Greg Lalas features Councillor Tobin's efforts to bring Wi-Fi to all of Boston in yesterday's Boston Globe Magazine:

If City Councilor John Tobin's vision for a Wi-Fi Boston comes true - Tobin is the point man for the upcoming wireless summit - you won't even need to search out a hotspot. The hotspot will be all around you. You could be good to go from, say, a park bench in the Public Garden.

Late last summer, Tobin, whose district includes Jamaica Plain, went to the house of his constituent George Fifield, founder and director of the Boston Cyberarts Festival, which kicked off on Friday. At one point, the two men needed to look something up. When Fifield simply opened his laptop, which was sitting on the coffee table in the living room, Tobin was stunned. Immediately, he began asking questions.

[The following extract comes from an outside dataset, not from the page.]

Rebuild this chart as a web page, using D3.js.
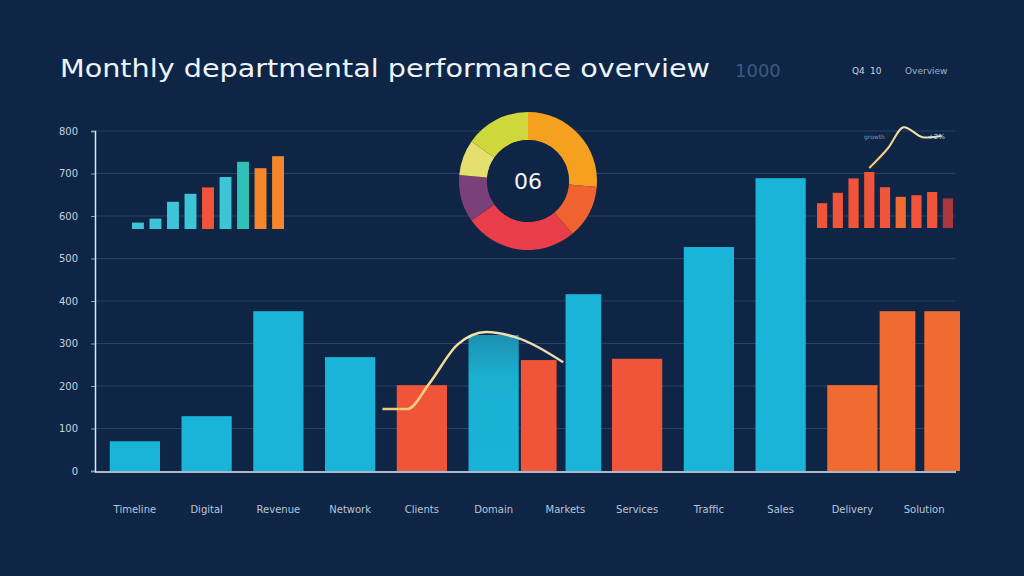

"'How can we make Boston a wireless city?' I wondered," Tobin recalls. "Wi-Fi seems a great way to bridge the digital divide, to get the Internet into lower-income neighborhoods." He sees benefits to education, commerce, and civic engagement. A Wi-Fi network, Tobin says, will make a better community.

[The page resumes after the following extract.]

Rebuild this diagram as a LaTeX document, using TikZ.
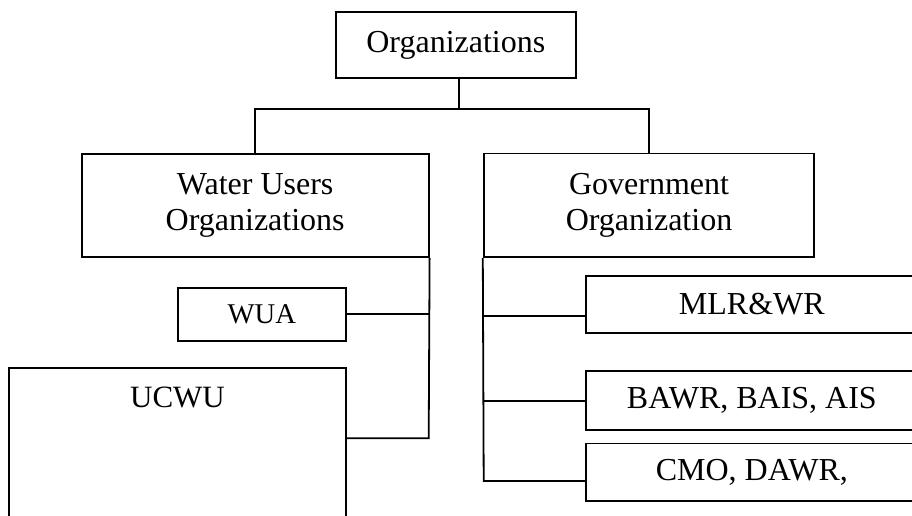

An MIT experiment with neighborhood websites suggests he's right. Keith Hampton, an assistant professor of sociology, runs a university project called E-Neighbors, which provided interactive websites to several Boston-area neighborhoods and studied the effects. "If you provide a neighborhood with e-mail lists, they begin to e-mail each other about things like the plumber and town meetings and neighborhood-watch-type things," he explains. "People leak bits about themselves." They have a better awareness of one another.